O mundo observa atentamente o encontro bilateral Estados Unidos-China. Por um motivo singelo: se as coisas em ambos andarem bem, o mundo andará bem. O oposto também é verdadeiro.
O século 20 assistiu à substituição da hegemonia britânica pela estadunidense. Junto veio a Guerra Fria. Quando acabou, houve a ilusão momentânea de um mundo perenemente unipolar.
Houve também a ilusão da multipolaridade. Os fatos da vida agora desenham a reconstrução da bipolaridade, com a China ocupando o lugar que a União Soviética manteve na maior parte da segunda metade do século passado.
Mais uma ironia da História. O grande cisma sino-soviético a partir dos anos 1950 foi também explicado pelas diferenças quanto à “competição pacífica” entre capitalismo e socialismo, proposta pelos sucessores de Josef Stalin. Estratégia que a China de Mao Tsetung desprezava como revisionista.
Hoje é a China dos herdeiros de Mao (a foto dele continua a comandar a Praça da Paz Celestial) quem desenha o caminho nacional com base exatamente na tal competição pacífica.
Por um motivo: com a população que tem, se a China fizer tudo certo bastará esperar pelo dia de assumir a pole-position.
Aos olhos do Ocidente, a China tem atenuantes em relação à antiga União das Repúblicas Socialistas Soviéticas.
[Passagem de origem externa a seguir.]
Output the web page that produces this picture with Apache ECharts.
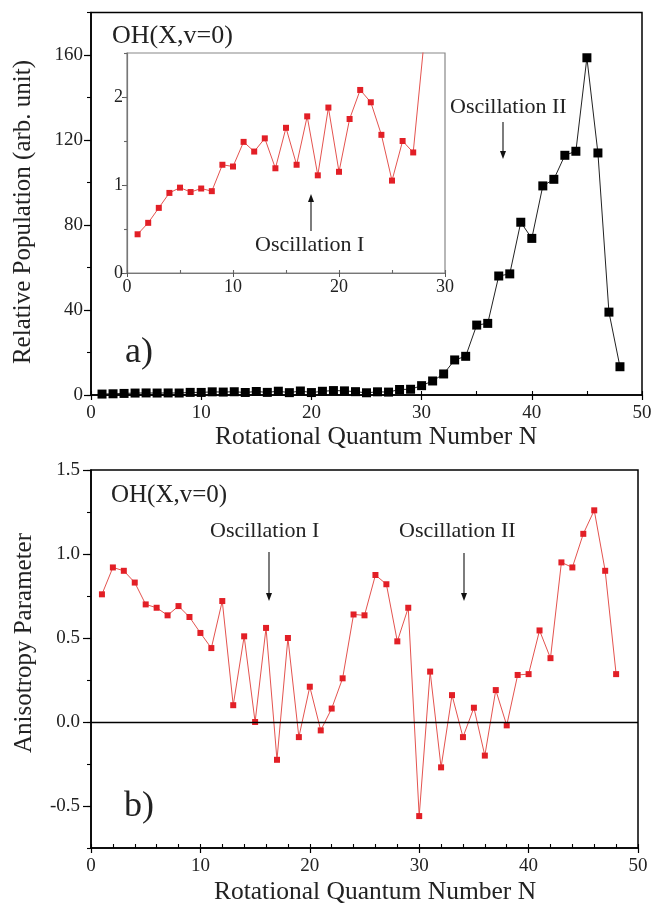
<!DOCTYPE html>
<html><head><meta charset="utf-8">
<script src="https://cdn.jsdelivr.net/npm/echarts@6/dist/echarts.min.js"></script>
<style>html,body{margin:0;padding:0;background:#fff}#c{width:655px;height:909px}</style>
</head><body><div id="c"></div>
<script>
// Rotational quantum number N
const rotN = [1,2,3,4,5,6,7,8,9,10,11,12,13,14,15,16,17,18,19,20,21,22,23,24,25,26,27,28,29,30,31,32,33,34,35,36,37,38,39,40,41,42,43,44,45,46,47,48];
// a) relative population (arb. unit)
const population = [0.44,0.57,0.74,0.91,0.97,0.92,0.96,0.93,1.23,1.21,1.49,1.38,1.53,1.19,1.65,1.23,1.78,1.11,1.88,1.15,1.75,2.08,1.94,1.57,1.05,1.50,1.37,2.6,2.7,4.4,6.6,9.9,16.5,18.2,32.9,33.7,56,57,81.3,73.7,98.4,101.5,112.8,114.7,158.7,113.9,39,13.3];
// b) anisotropy parameter
const anisotropy = [0.76,0.92,0.90,0.83,0.70,0.68,0.635,0.69,0.625,0.53,0.44,0.72,0.10,0.51,0.0,0.56,-0.225,0.50,-0.09,0.21,-0.05,0.08,0.26,0.64,0.635,0.875,0.82,0.48,0.68,-0.56,0.30,-0.27,0.16,-0.09,0.085,-0.20,0.19,-0.02,0.28,0.285,0.545,0.38,0.95,0.92,1.12,1.26,0.90,0.285];
// tick label values
const xTicks = [0,10,20,30,40,50];
const popTicks = [0,40,80,120,160];
const insetXTicks = [0,10,20,30];
const insetYTicks = [0,1,2];
const aniTicks = [-0.5,0,0.5,1,1.5];

const FONT = '"Liberation Serif","Times New Roman",serif';
const TXT = '#222';
const zip = (xs, ys) => xs.map((x,i)=>[x, ys[i]]);

function majorAxis(opt){
  return Object.assign({
    type:'value', splitLine:{show:false},
    axisLine:{show:true, onZero:false, lineStyle:{color:'#000', width:1.5}},
    axisTick:{show:true, inside:false, length:opt.tick||6, lineStyle:{color:'#000', width:1.2}, customValues: opt.ticks},
    axisLabel:{show:true, color:TXT, fontFamily:FONT, fontSize:opt.fs||19, margin:opt.margin||6, customValues: opt.ticks, formatter: opt.fmt},
  }, opt.extra);
}
function minorAxis(opt){
  return Object.assign({
    type:'value', splitLine:{show:false},
    axisLine:{show:false, onZero:false},
    axisLabel:{show:false},
    axisTick:{show:true, inside:opt.inside, length:opt.len||4, lineStyle:{color:opt.color||'#000', width:1.1}},
  }, opt.extra);
}

const chart = echarts.init(document.getElementById('c'), null, {renderer:'canvas'});
const option = {
  animation:false,
  backgroundColor:'#fff',
  grid:[
    {left:91, top:12.5, width:551, height:382.5, show:true, borderColor:'#000', borderWidth:1.5, backgroundColor:'transparent'},
    {left:127, top:53, width:318, height:220, show:true, borderColor:'#888', borderWidth:1.2, backgroundColor:'#fff'},
    {left:91, top:470, width:547, height:378, show:true, borderColor:'#000', borderWidth:1.5, backgroundColor:'transparent'}
  ],
  xAxis:[
    majorAxis({ticks:xTicks, tick:5, margin:9, extra:{gridIndex:0, min:0, max:50, position:'bottom'}}),
    minorAxis({inside:true, len:4, extra:{gridIndex:0, min:0, max:50, interval:5, position:'bottom'}}),
    majorAxis({ticks:insetXTicks, fs:18, margin:5, extra:{gridIndex:1, min:0, max:30, position:'bottom',
      axisLine:{show:true, onZero:false, lineStyle:{color:'#777', width:1.2}},
      axisTick:{show:true, inside:false, length:4, lineStyle:{color:'#555', width:1}, customValues:insetXTicks}}}),
    minorAxis({inside:true, len:3, color:'#666', extra:{gridIndex:1, min:0, max:30, interval:5, position:'bottom'}}),
    majorAxis({ticks:xTicks, tick:5, margin:9, extra:{gridIndex:2, min:0, max:50, position:'bottom'}}),
    minorAxis({inside:true, len:4, extra:{gridIndex:2, min:0, max:50, interval:2, position:'bottom'}})
  ],
  yAxis:[
    majorAxis({ticks:popTicks, tick:7, margin:8, extra:{gridIndex:0, min:0, max:180, position:'left'}}),
    minorAxis({inside:false, len:4, extra:{gridIndex:0, min:0, max:180, interval:20, position:'left'}}),
    majorAxis({ticks:insetYTicks, fs:18, margin:4, extra:{gridIndex:1, min:0, max:2.5, position:'left',
      axisLine:{show:true, onZero:false, lineStyle:{color:'#777', width:1.2}},
      axisTick:{show:true, inside:false, length:5, lineStyle:{color:'#555', width:1}, customValues:insetYTicks}}}),
    minorAxis({inside:false, len:3, color:'#666', extra:{gridIndex:1, min:0, max:2.5, interval:0.5, position:'left'}}),
    majorAxis({ticks:aniTicks, tick:8, margin:11, fmt:(v)=>v.toFixed(1), extra:{gridIndex:2, min:-0.75, max:1.5, position:'left'}}),
    minorAxis({inside:false, len:4, extra:{gridIndex:2, min:-0.75, max:1.5, interval:0.25, position:'left'}})
  ],
  series:[
    {type:'line', xAxisIndex:0, yAxisIndex:0, data:zip(rotN, population), symbol:'rect', symbolSize:9,
     itemStyle:{color:'#000'}, lineStyle:{color:'#222', width:1}, z:3},
    {type:'line', xAxisIndex:2, yAxisIndex:2, data:zip(rotN, population), symbol:'rect', symbolSize:6, clip:true,
     itemStyle:{color:'#e21f26'}, lineStyle:{color:'#e4534f', width:1}, z:5},
    {type:'line', xAxisIndex:4, yAxisIndex:4, data:zip(rotN, anisotropy), symbol:'rect', symbolSize:6,
     itemStyle:{color:'#e21f26'}, lineStyle:{color:'#e4534f', width:1}, z:3,
     markLine:{silent:true, symbol:['none','none'], label:{show:false}, lineStyle:{color:'#000', width:1.4, type:'solid'},
       data:[{yAxis:0}]}}
  ]
};
chart.setOption(option);

function txt(t, x, y, fs, align){
  return {type:'text', z:100, style:{text:t, x:x, y:y, font:fs+'px '+FONT, fill:TXT, align:align||'left', verticalAlign:'middle'}};
}
function vtxt(t, x, y, fs){
  return {type:'text', z:100, x:x, y:y, rotation:Math.PI/2,
    style:{text:t, x:0, y:0, font:fs+'px '+FONT, fill:TXT, align:'center', verticalAlign:'middle'}};
}
function arrow(x, y1, y2){
  const dir = y2 > y1 ? 1 : -1;
  return [
    {type:'line', z:100, shape:{x1:x, y1:y1, x2:x, y2:y2 - dir*6}, style:{stroke:'#111', lineWidth:1.1}},
    {type:'polygon', z:100, shape:{points:[[x-3, y2 - dir*8],[x+3, y2 - dir*8],[x, y2]]}, style:{fill:'#111'}}
  ];
}
chart.setOption({graphic:[
  vtxt('Relative Population (arb. unit)', 23, 212, 25),
  vtxt('Anisotropy Parameter', 24, 643, 25),
  txt('Rotational Quantum Number N', 376, 437, 25.5, 'center'),
  txt('Rotational Quantum Number N', 375, 892, 25.5, 'center'),
  txt('OH(X,v=0)', 112, 36, 26),
  txt('a)', 125, 353, 36),
  txt('Oscillation II', 450, 107, 22),
  txt('Oscillation I', 255, 245, 22),
  txt('OH(X,v=0)', 111, 495, 25),
  txt('Oscillation I', 210, 531, 22),
  txt('Oscillation II', 399, 531, 22),
  txt('b)', 124, 807, 36),
  ...arrow(503, 122, 159),
  ...arrow(311, 231, 194),
  ...arrow(269, 552, 601),
  ...arrow(464, 553, 601)
]});
</script></body></html>
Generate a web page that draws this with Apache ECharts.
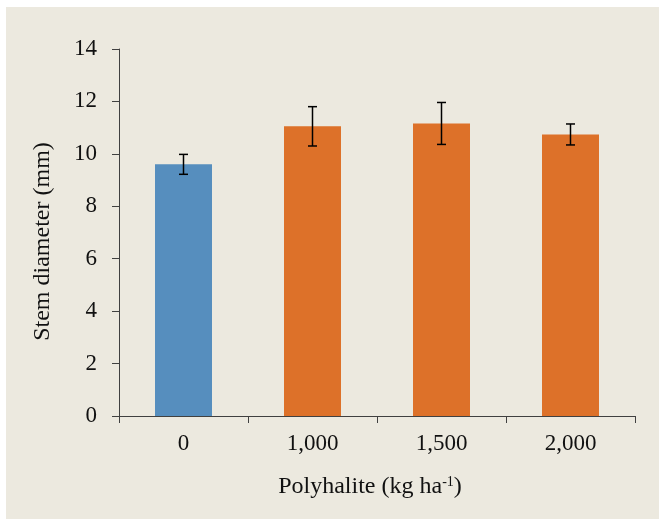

Seu processo parece ser essencialmente nacional, não se observam maiores movimentos de Pequim para exportar o modelo. E os chineses estão na Ásia, longe da Europa. Além de falarem chinês, ou mandarim.
Um processo de transição em paz da unipolaridade para a nova bipolaridade política parece bastante possível. Na economia já é fato.
Os Estados Unidos querem o acesso de seus produtos de bom valor agregado ao mercado chinês. Agora que a China já está plenamente industrializada há terreno de negociação.
Os chineses desejam segurança para os roteiros e fontes das matérias primas e produtos agrícolas e também a garantia de respeito a sua integridade nacional (Taiwan, Tibet). Nada que não possa ser calmamente resolvido. Hong Kong não foi?
Em Washington há desconfianças no tema militar, pelos gastos crescentes dos chineses na rubrica. Mas por qualquer critério eles estão ainda anos-luz atrás do que gastam os americanos.
O fio condutor das hegemonias planetárias nos últimos duzentos anos tem sido a industrialização. Ela é a expressão moderna da capacidade de inovar. Portugal e Espanha empreenderam os descobrimentos, mas a hegemonia restou para o Reino Unido. Depois vieram os Estados Unidos, a URSS e agora a China. Os três fizeram da industrialização o motor.
Até por não haver como avançar na ciência e na tecnologia, inclusive a militar, sem apoiar-se fortemente na indústria. E sem fazer da industrialização uma cultura. E um dínamo para a educação.
E nós? Infelizmente, a ascensão da centro-esquerda e da esquerda ao poder não rompeu com as deformações de uma economia subalterna, essencialmente produtora e exportadora de matérias primas. Em vez de poupança interna e industrialização, preferimos a comodidade de viver à custa do esforço e do sacrifício alheios, inclusive para manter nosso arremedo de estado de bem-estar social.
No governo, a esquerda brasileira reciclou a ideologia da subalternidade, enquanto se entretém falando mal das elites que governaram o Brasil nos últimos cinco séculos.
E a subalternidade vem maquiada com tinturas ultramodernas, como o suposto antagonismo entre industrialização e responsabilidade ambiental. Mas sob a maquiagem é só o arcaico agrarismo.
Viver da exportação de primários -ou semi- para os Estados Unidos era colonial. Já fazer o mesmo para a China é apresentado como sinônimo de afirmação nacional soberana.
O antecessor de Dilma Rousseff não estava errado ao ambicionar um papel protagonista para o Brasil. O problema é que esse protagonismo não se alcança apenas com discursos bonitos em duvidosos fóruns multilaterais, ou com uma diplomacia de viés presidencial. Ou com tentativas de colocar a qualquer custo em pé todos os ovos.
Quem quer ser potência tem que correr atrás, tem que poupar, industrializar-se, depender essencialmente de si próprio. E não se meter a dar lições para a humanidade enquanto vive do dinheiro alheio.
Nem se satisfazer com o elogio interessado de quem vem aqui apenas para ganhar muito dinheiro rapidamente e cair fora com ele depois.